Superfluidity in multicomponent fermions via the functional renormalization group

TL;DR

This paper investigates the critical behavior of the phase transition to superfluidity in large spin fermionic systems using the functional renormalization group, revealing a fluctuation-induced first-order transition with varying discontinuity.

Contribution

It introduces a nonperturbative analysis of the phase transition in multicomponent fermions via the functional renormalization group, highlighting the fluctuation-induced first-order nature.

Findings

Established a fluctuation-induced first-order phase transition.

Identified a nearly continuous transition in the weak-coupling regime.

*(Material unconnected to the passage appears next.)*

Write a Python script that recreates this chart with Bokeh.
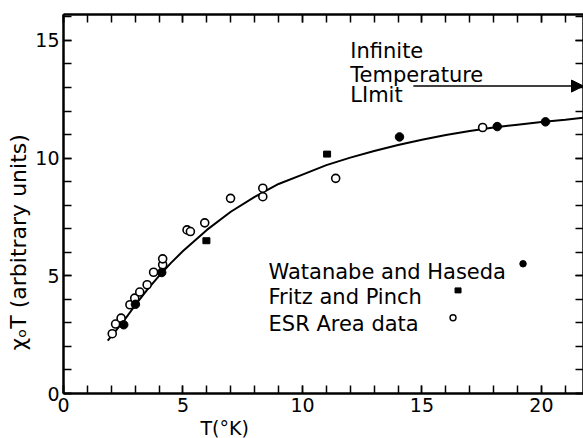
import math
from bokeh.plotting import figure
from bokeh.models import (LinearAxis, SingleIntervalTicker, Range1d, Label, Arrow, NormalHead, Title)
from bokeh.embed import file_html
from bokeh.resources import INLINE

# ---- data ----
curve_T = [1.85, 2.5, 3.0, 3.5, 4.0, 4.5, 5.0, 5.5, 6.0, 7.0, 8.0, 9.0, 10.0, 11.0, 12.0,
           13.0, 14.0, 15.0, 16.0, 17.0, 18.0, 19.0, 20.0, 21.0, 21.8]
curve_XT = [2.25, 3.05, 3.75, 4.4, 5.0, 5.55, 6.05, 6.5, 6.95, 7.72, 8.35, 8.9, 9.3, 9.7, 10.02,
            10.3, 10.56, 10.78, 10.98, 11.15, 11.3, 11.42, 11.53, 11.63, 11.72]

esr_T = [2.04, 2.18, 2.41, 2.78, 2.98, 3.19, 3.50, 3.77, 4.15, 4.15, 5.17, 5.31, 5.91,
         6.99, 8.34, 8.34, 11.39, 17.54]
esr_XT = [2.54, 2.95, 3.2, 3.77, 4.05, 4.31, 4.62, 5.15, 5.47, 5.72, 6.95, 6.88, 7.25,
          8.29, 8.72, 8.36, 9.14, 11.3]

wh_T = [2.52, 3.01, 4.11, 14.06, 18.15, 20.17]
wh_XT = [2.92, 3.79, 5.14, 10.9, 11.34, 11.54]

fp_T = [5.98, 11.03]
fp_XT = [6.49, 10.17]

legend_labels = ["Watanabe and Haseda", "Fritz and Pinch", "ESR Area data"]
x_ticks_interval = 5
FONT = "DejaVu Sans"

p = figure(width=583, height=438, output_backend="svg", toolbar_location=None,
           x_range=Range1d(0, 21.76), y_range=Range1d(0, 16.1),
           x_axis_location=None, y_axis_location=None,
           min_border_left=63, min_border_top=14, min_border_right=0, min_border_bottom=43)
p.background_fill_color = "white"
p.border_fill_color = "white"
p.outline_line_color = None
p.xgrid.visible = False
p.ygrid.visible = False


def make_axis(labels=True):
    ax = LinearAxis(ticker=SingleIntervalTicker(interval=x_ticks_interval, num_minor_ticks=5))
    ax.axis_line_width = 2.5
    ax.axis_line_color = "black"
    ax.major_tick_in = 8
    ax.major_tick_out = 0
    ax.minor_tick_in = 8
    ax.minor_tick_out = 0
    ax.major_tick_line_width = 1.5
    ax.minor_tick_line_width = 1.5
    ax.major_tick_line_color = "black"
    ax.minor_tick_line_color = "black"
    if labels:
        ax.major_label_text_font = FONT
        ax.major_label_text_font_size = "19px"
        ax.major_label_text_color = "black"
        ax.major_label_standoff = 4
    else:
        ax.major_label_text_font_size = "0px"
        ax.major_label_standoff = 0
        ax.major_label_text_alpha = 0
    return ax


p.add_layout(make_axis(), "below")
p.add_layout(make_axis(), "left")
p.add_layout(make_axis(False), "above")
p.add_layout(make_axis(False), "right")

# axis titles (placed off-centre as in the original)
p.add_layout(Title(text="χₒT (arbitrary units)", text_font=FONT, text_font_size="22px",
                   text_font_style="normal", text_color="black", align="left",
                   offset=43, standoff=3), "left")
p.add_layout(Title(text="T(°K)", text_font=FONT, text_font_size="19px",
                   text_font_style="normal", text_color="black", align="left",
                   offset=137, standoff=0), "below")

# curve
p.line(curve_T, curve_XT, line_color="black", line_width=2)

# data points
p.scatter(esr_T, esr_XT, marker="circle", size=8, fill_color="white",
          line_color="black", line_width=1.6)
p.scatter(wh_T, wh_XT, marker="circle", size=8.5, fill_color="black", line_color="black")
p.rect(fp_T, fp_XT, width=7, height=6, width_units="screen", height_units="screen",
       fill_color="black", line_color="black")

# legend (drawn as in the original figure)
leg_y = [5.17, 4.11, 2.97]
for lab, yy in zip(legend_labels, leg_y):
    p.add_layout(Label(x=8.58, y=yy, text=lab, text_font=FONT, text_font_size="21px",
                       text_color="black", text_baseline="alphabetic", text_align="left"))
p.scatter([19.23], [5.51], marker="circle", size=6.5, fill_color="black", line_color="black")
p.rect([16.51], [4.38], width=6, height=5, width_units="screen", height_units="screen",
       fill_color="black", line_color="black")
p.scatter([16.3], [3.22], marker="circle", size=6, fill_color="white",
          line_color="black", line_width=1.4)

# infinite temperature annotation
for txt, yy in zip(["Infinite", "Temperature", "LImit"], [14.53, 13.52, 12.67]):
    p.add_layout(Label(x=12.0, y=yy, text=txt, text_font=FONT, text_font_size="21px",
                       text_color="black", text_baseline="alphabetic", text_align="left"))
p.add_layout(Arrow(x_start=14.64, y_start=13.06, x_end=21.76, y_end=13.06,
                   line_color="black", line_width=1.5,
                   end=NormalHead(size=12, fill_color="black", line_color="black")))

open("out.html", "w").write(file_html(p, INLINE))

Detected a clear discontinuity in the transition at strong coupling.

Abstract

We reveal the critical properties of the phase transition towards superfluid order that has been proposed to occur in large spin fermionic systems. For this purpose, we consider the bosonic field theory for fluctuations of the complex skew-symmetric rank-2 tensor order parameter close to the transition. We then nonperturbatively determine the scale dependence of the couplings of the theory by means of the functional renormalization group. We established a fluctuation-induced first-order phase transition. In the weak-coupling regime the jump in the order parameter is small and a new phase occurs almost continuously, while in the strong one the discontinuity of the transition is well detectable.